The day was fixed for the ceremony itself, in a corrugated iron hut on the edge of the Railway Hotel at Beaconsfield, the town at that stage having no recusant place of worship.  Father Ignatius Rice came over from the nearby Douai Abbey.  Ronald Knox arrived from Oxford, and they all sat awaiting the appearance of Mr Belloc.  The moments ticked by, turning first into half an hour and then an hour.  Frances Chesterton, still loyal to her Anglicanism and broken-hearted by her husband’s defection, was in floods of tears, and Father Rice had to take her into the bar of the hotel for a drink to calm her nerves, while Father O’Connor heard Chesterton’s confession in the tin tabernacle.  At length, they abandoned any hope of Belloc’s appearing, and they proceeded with the ceremony in an agony of awkwardness.  Father O’Connor remembered too late that he had neglected to bring his Ritual […].  Chesterton thought that he had one, and fished about in his elephantine pockets and produced a ‘threepenny shocker’  before the prayer book, mingled with string, chalk, sweet papers and tobacco, made its unexpected appearance.  The perfunctory rite was performed to the accompaniment of Frances Chesterton’s lachrymose sniffing, and Ronald Knox felt afterwards that the occasion had been ‘spoilt’ by Belloc’s negligent failure to appear. 

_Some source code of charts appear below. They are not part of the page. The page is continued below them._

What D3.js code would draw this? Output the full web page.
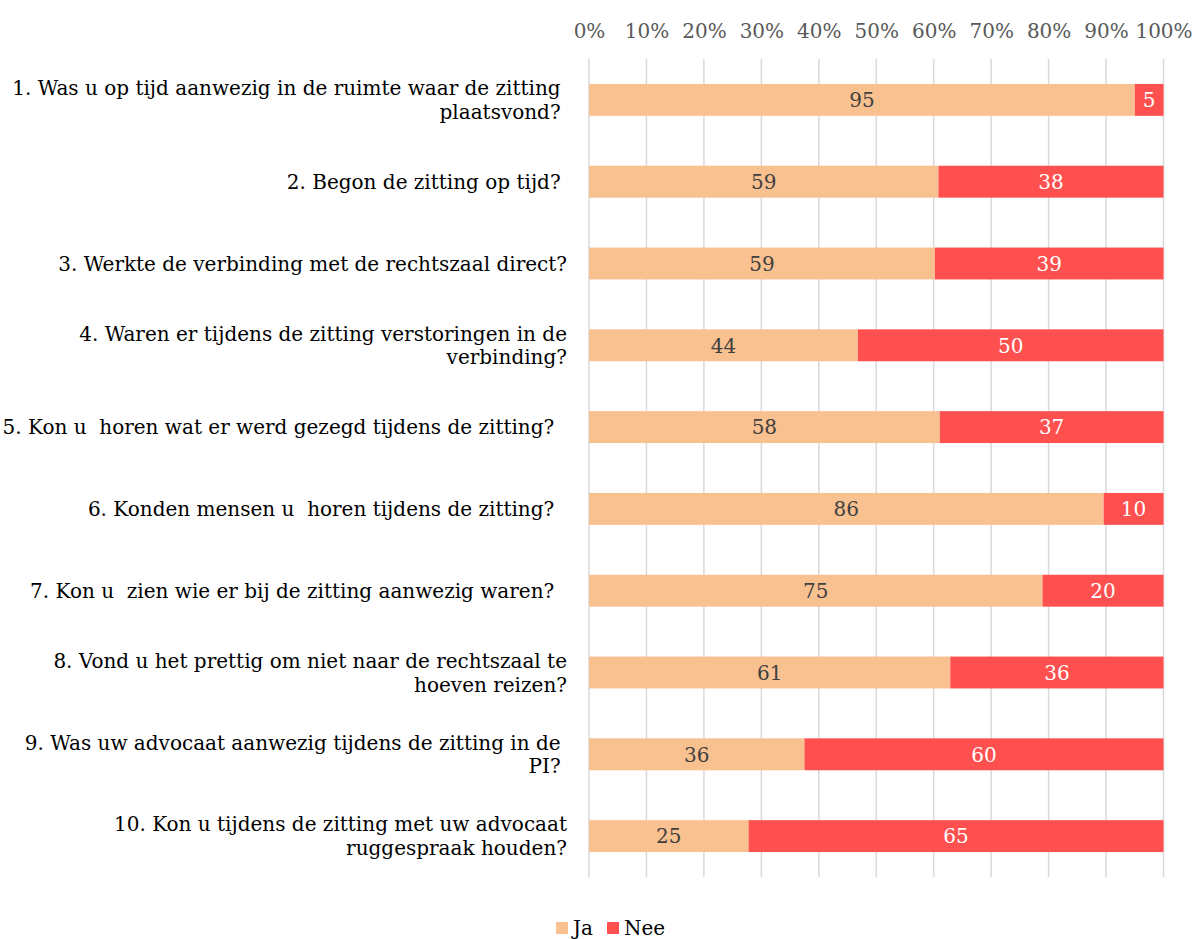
<!DOCTYPE html>
<html><head><meta charset="utf-8">
<script src="https://cdn.jsdelivr.net/npm/d3@7"></script>
<style>
body{margin:0;background:#fff}
text{font-family:"DejaVu Serif",serif;white-space:pre}
</style></head>
<body><svg id="c" width="1194" height="939"></svg>
<script>
const categories = [
  ["1. Was u op tijd aanwezig in de ruimte waar de zitting ", "plaatsvond? "],
  ["2. Begon de zitting op tijd? "],
  ["3. Werkte de verbinding met de rechtszaal direct?"],
  ["4. Waren er tijdens de zitting verstoringen in de", "verbinding?"],
  ["5. Kon u  horen wat er werd gezegd tijdens de zitting?  "],
  ["6. Konden mensen u  horen tijdens de zitting?  "],
  ["7. Kon u  zien wie er bij de zitting aanwezig waren?  "],
  ["8. Vond u het prettig om niet naar de rechtszaal te", "hoeven reizen?"],
  ["9. Was uw advocaat aanwezig tijdens de zitting in de ", "PI? "],
  ["10. Kon u tijdens de zitting met uw advocaat", "ruggespraak houden?"]
];
const jaValues  = [95, 59, 59, 44, 58, 86, 75, 61, 36, 25];
const neeValues = [5, 38, 39, 50, 37, 10, 20, 36, 60, 65];
const seriesNames = ["Ja", "Nee"];
const seriesColors = ["#F9C190", "#FF5050"];
const labelColors = ["#404040", "#FFFFFF"];
const tickValues = [0, 0.1, 0.2, 0.3, 0.4, 0.5, 0.6, 0.7, 0.8, 0.9, 1];
const tickLabels = ["0%", "10%", "20%", "30%", "40%", "50%", "60%", "70%", "80%", "90%", "100%"];

const svg = d3.select("#c");
const plotLeft = 589, plotRight = 1163.5, plotTop = 59, plotBottom = 877;
const fs = 20;

const x = d3.scaleLinear().domain([0, 1]).range([plotLeft, plotRight]);
const y = d3.scaleBand().domain(d3.range(categories.length)).range([plotTop, plotBottom])
  .paddingInner(0.61).paddingOuter(0.305);

// gridlines
svg.append("g").selectAll("line").data(tickValues).join("line")
  .attr("x1", d => x(d)).attr("x2", d => x(d))
  .attr("y1", plotTop).attr("y2", plotBottom)
  .attr("stroke", "#D9D9D9").attr("stroke-width", 1.5);

// top axis
const axis = svg.append("g").attr("transform", "translate(0,38)")
  .call(d3.axisTop(x).tickValues(tickValues).tickFormat((d, i) => tickLabels[i]).tickSize(0).tickPadding(0));
axis.select(".domain").remove();
axis.selectAll("text").attr("font-family", "DejaVu Serif").attr("font-size", fs).attr("fill", "#595959");

// stacked data
const rows = categories.map((c, i) => {
  const total = jaValues[i] + neeValues[i];
  const vals = [jaValues[i], neeValues[i]];
  let acc = 0;
  return vals.map((v, s) => {
    const seg = { i, s, v, x0: acc / total, x1: (acc + v) / total };
    acc += v;
    return seg;
  });
}).flat();

svg.append("g").selectAll("rect").data(rows).join("rect")
  .attr("x", d => x(d.x0)).attr("width", d => x(d.x1) - x(d.x0))
  .attr("y", d => y(d.i)).attr("height", y.bandwidth())
  .attr("fill", d => seriesColors[d.s]);

svg.append("g").selectAll("text").data(rows).join("text")
  .attr("x", d => (x(d.x0) + x(d.x1)) / 2)
  .attr("y", d => y(d.i) + y.bandwidth() / 2)
  .attr("dy", "0.36em").attr("text-anchor", "middle")
  .attr("font-size", fs).attr("fill", d => labelColors[d.s])
  .text(d => d.v);

// category labels
const cat = svg.append("g").selectAll("text").data(categories).join("text")
  .attr("text-anchor", "end").attr("font-size", fs).attr("fill", "#000")
  .attr("transform", (d, i) => `translate(567,${y(i) + y.bandwidth() / 2})`);
cat.selectAll("tspan").data(d => d.map((t, k) => ({ t, k, n: d.length }))).join("tspan")
  .attr("x", 0)
  .attr("y", d => (d.k - (d.n - 1) / 2) * 24)
  .attr("dy", "0.36em")
  .text(d => d.t);

// legend
const legendX = [556, 607];
const lg = svg.append("g").selectAll("g").data(seriesNames).join("g")
  .attr("transform", (d, i) => `translate(${legendX[i]},922)`);
lg.append("rect").attr("width", 12).attr("height", 12).attr("fill", (d, i) => seriesColors[i]);
lg.append("text").attr("x", 17).attr("y", 6).attr("dy", "0.36em")
  .attr("font-size", fs).attr("fill", "#000").text(d => d);
</script></body></html>
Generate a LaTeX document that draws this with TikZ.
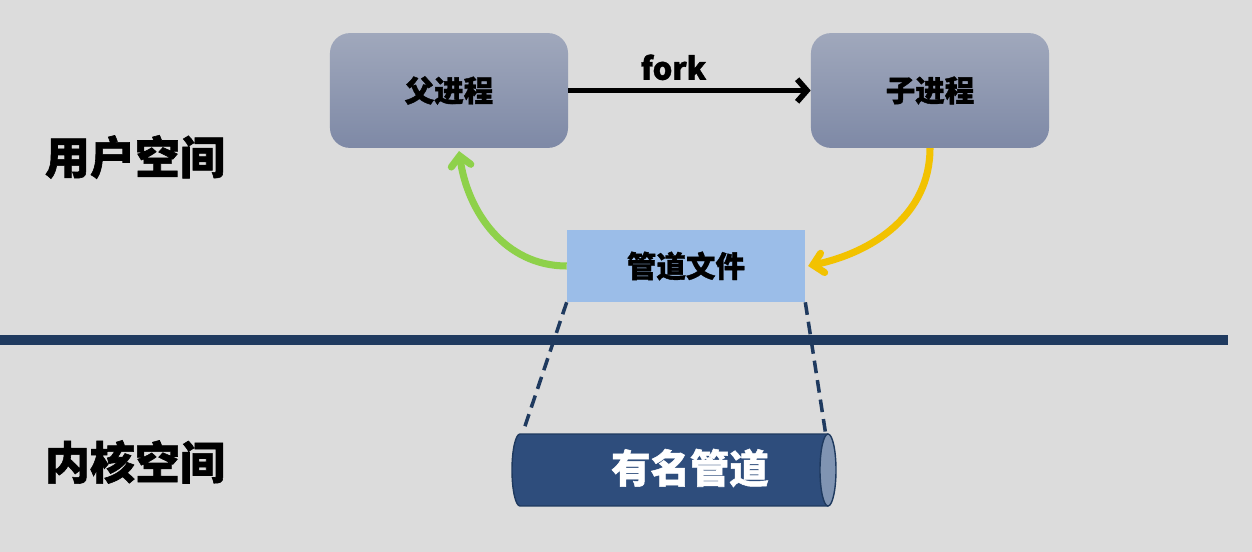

A month later, Maurice Baring wrote to Belloc to ask if it was true that Chesterton had at last been reconciled to the Holy See.  He received the reply, dated from the Reform Club on August 25th.  ‘Yes, Gilbert was received in the end of July.  I think the date was Sunday, the 23rd, but on that I am not absolutely sure.  It is a very astonishing occurrence, but these things are always astonishing.’